Families living in growth areas across Victoria—such as Werribee, Tarneit, Craigieburn, Pakenham, and Geelong—are among the most affected by these developments. These regions rank among the highest in home sales across the state, making them key areas where borrowers are feeling increased financial strain.
Ari Levinson, Chief Financial Officer at Baseline Financial, noted that a 0.25 percentage point increase in interest rates would raise monthly repayments by more than $90 for average borrowers in most of these areas. Based on a PropTrack data model, Levinson analyzed the impact of such changes on 30-year loans with a loan-to-value ratio of 80%.

He added that two additional rate hikes could push monthly repayments up by between $180 and $200, with larger loans bearing a greater burden. He explained that financial pressure is particularly evident in areas like Tarneit, Pakenham, and Craigieburn, where buyers entered the market with relatively small deposits while also facing rising daily living expenses.
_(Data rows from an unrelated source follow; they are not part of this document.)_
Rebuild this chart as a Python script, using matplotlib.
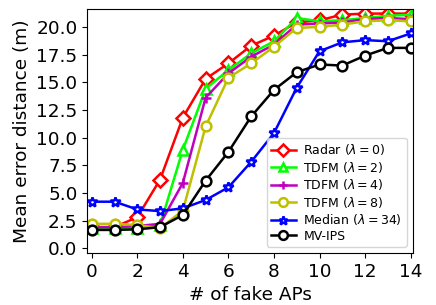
import matplotlib
matplotlib.use('Agg')
import matplotlib.pyplot as plt

fake_aps = list(range(15))

radar = [1.9, 1.9, 2.8, 6.2, 11.8, 15.3, 16.7, 18.3, 19.2, 20.4, 20.6, 21.1, 21.2, 21.2, 21.2]
tdfm2 = [1.8, 1.8, 1.8, 2.1, 8.9, 14.4, 16.1, 17.6, 18.7, 20.8, 20.5, 20.6, 20.8, 21.0, 21.1]
tdfm4 = [1.9, 1.9, 2.0, 2.2, 5.9, 13.6, 15.8, 17.3, 18.4, 20.2, 20.3, 20.4, 20.7, 20.8, 20.7]
tdfm8 = [2.2, 2.2, 2.1, 1.8, 3.4, 11.0, 15.4, 16.7, 18.2, 19.9, 20.0, 20.2, 20.5, 20.6, 20.5]
median = [4.2, 4.2, 3.5, 3.35, 3.6, 4.35, 5.5, 7.8, 10.4, 14.5, 17.8, 18.6, 18.8, 18.7, 19.4]
mvips = [1.65, 1.65, 1.7, 1.9, 3.0, 6.1, 8.7, 11.9, 14.3, 15.9, 16.6, 16.5, 17.4, 18.1, 18.1]

fig = plt.figure(figsize=(4.36, 3.05), dpi=100)
ax = fig.add_axes([0.2, 0.17, 0.747, 0.8])

style = dict(ms=7, mew=1.8, lw=1.8)
ax.plot(fake_aps, radar, color='red', marker='D', mfc='white', label=r'Radar ($\lambda=0$)', **style)
ax.plot(fake_aps, tdfm2, color='lime', marker='^', mfc='white', label=r'TDFM ($\lambda=2$)', **style)
ax.plot(fake_aps, tdfm4, color='m', marker='+', label=r'TDFM ($\lambda=4$)', **style)
ax.plot(fake_aps, tdfm8, color='y', marker='o', mfc='white', label=r'TDFM ($\lambda=8$)', **style)
ax.plot(fake_aps, median, color='blue', marker='*', mfc='white', label=r'Median ($\lambda=34$)', **style)
ax.plot(fake_aps, mvips, color='black', marker='o', mfc='white', label='MV-IPS', **style)

ax.set_xlim(-0.2, 14.1)
ax.set_ylim(-0.45, 21.6)
ax.set_xticks(range(0, 15, 2))
ax.set_yticks([0, 2.5, 5, 7.5, 10, 12.5, 15, 17.5, 20])
ax.set_yticklabels(['0.0', '2.5', '5.0', '7.5', '10.0', '12.5', '15.0', '17.5', '20.0'])
ax.tick_params(labelsize=13.3)
ax.set_xlabel('# of fake APs', fontsize=13.3)
ax.set_ylabel('Mean error distance (m)', fontsize=13.3)
ax.legend(loc='lower right', fontsize=9.0, markerscale=0.9, labelspacing=0.2,
          handlelength=2.0, handletextpad=0.6, borderpad=0.35)

fig.savefig('out.png', dpi=100)
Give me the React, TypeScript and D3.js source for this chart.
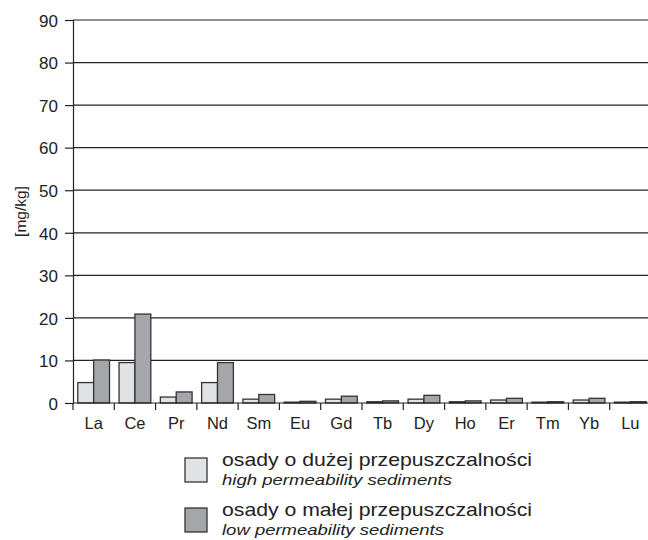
import { useEffect, useRef } from 'react';
import * as d3 from 'd3';

const elements = ['La', 'Ce', 'Pr', 'Nd', 'Sm', 'Eu', 'Gd', 'Tb', 'Dy', 'Ho', 'Er', 'Tm', 'Yb', 'Lu'];
const highPerm = [4.8, 9.5, 1.4, 4.8, 0.9, 0.2, 0.9, 0.3, 0.9, 0.3, 0.7, 0.2, 0.7, 0.2];
const lowPerm = [10.1, 20.9, 2.6, 9.5, 2.0, 0.4, 1.6, 0.5, 1.8, 0.5, 1.1, 0.3, 1.1, 0.3];
const yTicks = [0, 10, 20, 30, 40, 50, 60, 70, 80, 90];

const legendItems = [
  { pl: 'osady o dużej przepuszczalności', en: 'high permeability sediments', color: '#e1e2e4' },
  { pl: 'osady o małej przepuszczalności', en: 'low permeability sediments', color: '#a5a6a9' },
];

function App() {
  const svgRef = useRef<SVGSVGElement>(null);

  useEffect(() => {
    const svg = d3.select(svgRef.current);
    svg.selectAll('*').remove();

    const left = 73,
      right = 651,
      top = 20,
      bottom = 403;
    const font = 'Liberation Sans, Arial, sans-serif';

    const x = d3.scaleBand().domain(elements).range([left, right]);
    const y = d3.scaleLinear().domain([0, 90]).range([bottom, top]);
    const sub = d3
      .scaleBand()
      .domain(['high', 'low'])
      .range([0, x.bandwidth()])
      .paddingOuter(0.3)
      .paddingInner(0);

    // gridlines
    svg
      .append('g')
      .selectAll('line')
      .data(yTicks.filter((d) => d > 0))
      .join('line')
      .attr('x1', left)
      .attr('x2', right)
      .attr('y1', (d) => y(d))
      .attr('y2', (d) => y(d))
      .attr('stroke', '#222')
      .attr('stroke-width', 1.2);

    // bars
    const groups = svg
      .append('g')
      .selectAll('g')
      .data(elements)
      .join('g')
      .attr('transform', (d) => `translate(${x(d)},0)`);

    groups
      .append('rect')
      .attr('x', sub('high')!)
      .attr('width', sub.bandwidth())
      .attr('y', (_, i) => y(highPerm[i]))
      .attr('height', (_, i) => bottom - y(highPerm[i]))
      .attr('fill', legendItems[0].color)
      .attr('stroke', '#333')
      .attr('stroke-width', 1.3);

    groups
      .append('rect')
      .attr('x', sub('low')!)
      .attr('width', sub.bandwidth())
      .attr('y', (_, i) => y(lowPerm[i]))
      .attr('height', (_, i) => bottom - y(lowPerm[i]))
      .attr('fill', legendItems[1].color)
      .attr('stroke', '#333')
      .attr('stroke-width', 1.3);

    // y axis
    const yAxis = svg
      .append('g')
      .attr('transform', `translate(${left},0)`)
      .call(d3.axisLeft(y).tickValues(yTicks).tickSize(8).tickPadding(7));
    yAxis.select('.domain').attr('stroke', '#222').attr('stroke-width', 1.2);
    yAxis.selectAll('.tick line').attr('stroke', '#222').attr('stroke-width', 1.2);
    yAxis
      .selectAll('.tick text')
      .attr('font-family', font)
      .attr('font-size', 17)
      .attr('dy', '0.37em')
      .attr('fill', '#222');

    // x axis: baseline, ticks between categories
    svg
      .append('line')
      .attr('x1', left)
      .attr('x2', right)
      .attr('y1', bottom)
      .attr('y2', bottom)
      .attr('stroke', '#222')
      .attr('stroke-width', 1.2);
    svg
      .append('line')
      .attr('x1', left)
      .attr('x2', left)
      .attr('y1', bottom)
      .attr('y2', bottom + 7)
      .attr('stroke', '#222')
      .attr('stroke-width', 1.2);
    svg
      .append('g')
      .selectAll('line')
      .data(elements)
      .join('line')
      .attr('x1', (d) => x(d)! + x.bandwidth())
      .attr('x2', (d) => x(d)! + x.bandwidth())
      .attr('y1', bottom)
      .attr('y2', bottom + 7)
      .attr('stroke', '#222')
      .attr('stroke-width', 1.2);
    svg
      .append('g')
      .selectAll('text')
      .data(elements)
      .join('text')
      .attr('x', (d) => x(d)! + x.bandwidth() / 2)
      .attr('y', bottom + 26)
      .attr('text-anchor', 'middle')
      .attr('font-family', font)
      .attr('font-size', 16.5)
      .attr('fill', '#222')
      .text((d) => d);

    // y label
    svg
      .append('text')
      .attr('transform', `translate(26,${(top + bottom) / 2}) rotate(-90)`)
      .attr('text-anchor', 'middle')
      .attr('font-family', font)
      .attr('font-size', 15.5)
      .attr('fill', '#222')
      .text('[mg/kg]');

    // legend
    const legend = svg
      .append('g')
      .selectAll('g')
      .data(legendItems)
      .join('g')
      .attr('transform', (_, i) => `translate(185,${458 + i * 50})`);
    legend
      .append('rect')
      .attr('width', 22)
      .attr('height', 24)
      .attr('fill', (d) => d.color)
      .attr('stroke', '#333')
      .attr('stroke-width', 1.3);
    legend
      .append('text')
      .attr('x', 37)
      .attr('y', 8)
      .attr('font-family', font)
      .attr('font-size', 18.5)
      .attr('textLength', 310)
      .attr('lengthAdjust', 'spacingAndGlyphs')
      .attr('fill', '#222')
      .text((d) => d.pl);
    legend
      .append('text')
      .attr('x', 37)
      .attr('y', 27)
      .attr('font-family', font)
      .attr('font-size', 15)
      .attr('font-style', 'italic')
      .attr('textLength', (_, i) => (i === 0 ? 230 : 222))
      .attr('lengthAdjust', 'spacingAndGlyphs')
      .attr('fill', '#222')
      .text((d) => d.en);
  }, []);

  return (
    <div style={{ position: 'absolute', left: 0, top: 0 }}>
      <svg ref={svgRef} width={648} height={540} style={{ display: 'block', background: '#fff' }}></svg>
    </div>
  );
}

export default App;
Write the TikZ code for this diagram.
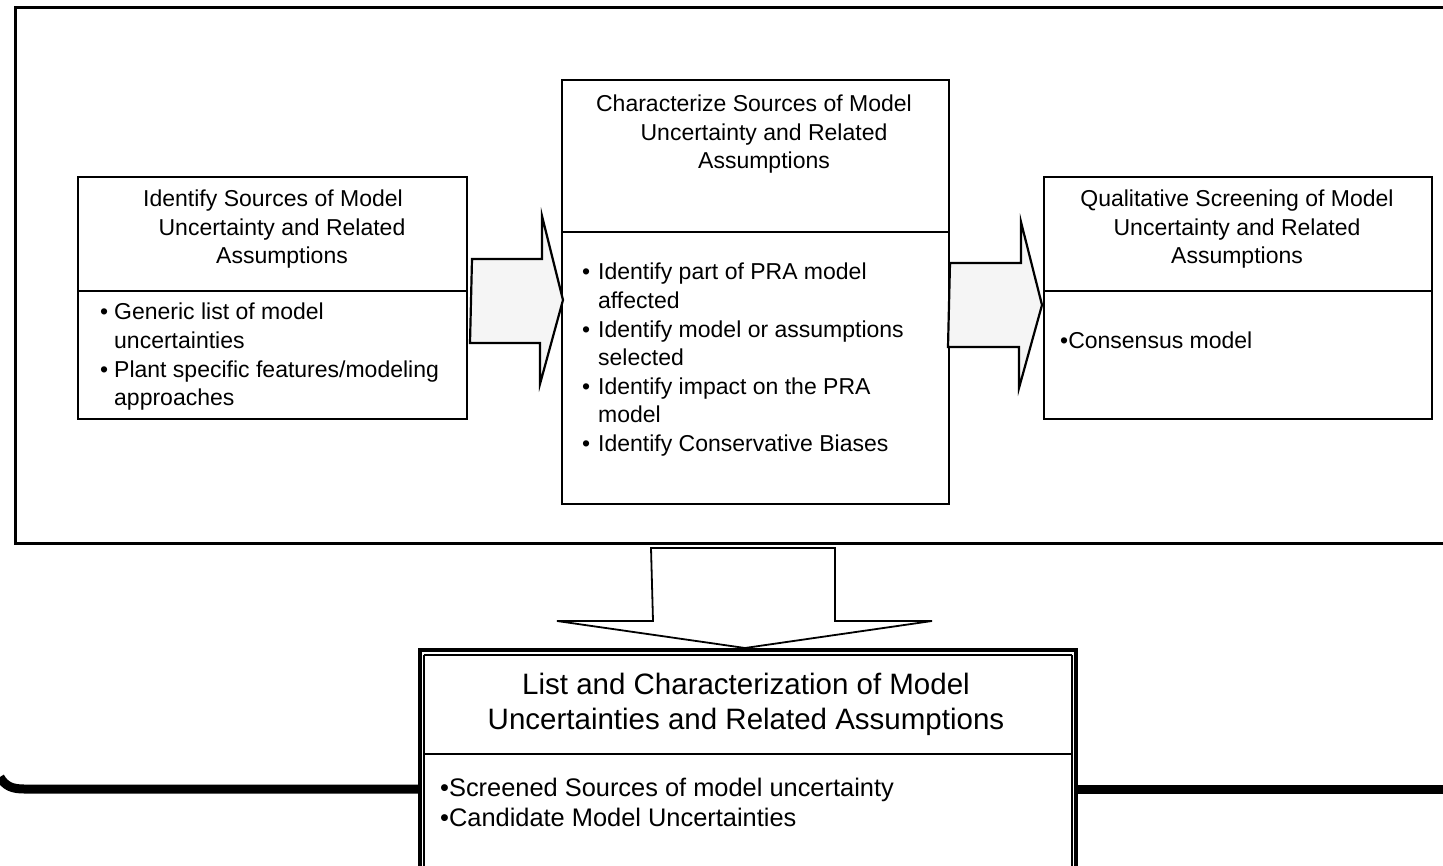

In Geelong’s growth corridors, financial stress is increasing among buyers who purchased during the COVID-19 market boom using high leverage. Similarly, in Melbourne’s outer suburbs, the impact of rising costs is especially pronounced among buyers who made significant efforts to enter the property market.
In comparison, the pressure in Geelong is also visible among buyers now facing higher household expenses as they move into new life stages. Overall, households remain on edge as interest rate increases continue to pose serious challenges for homeowners across Victoria.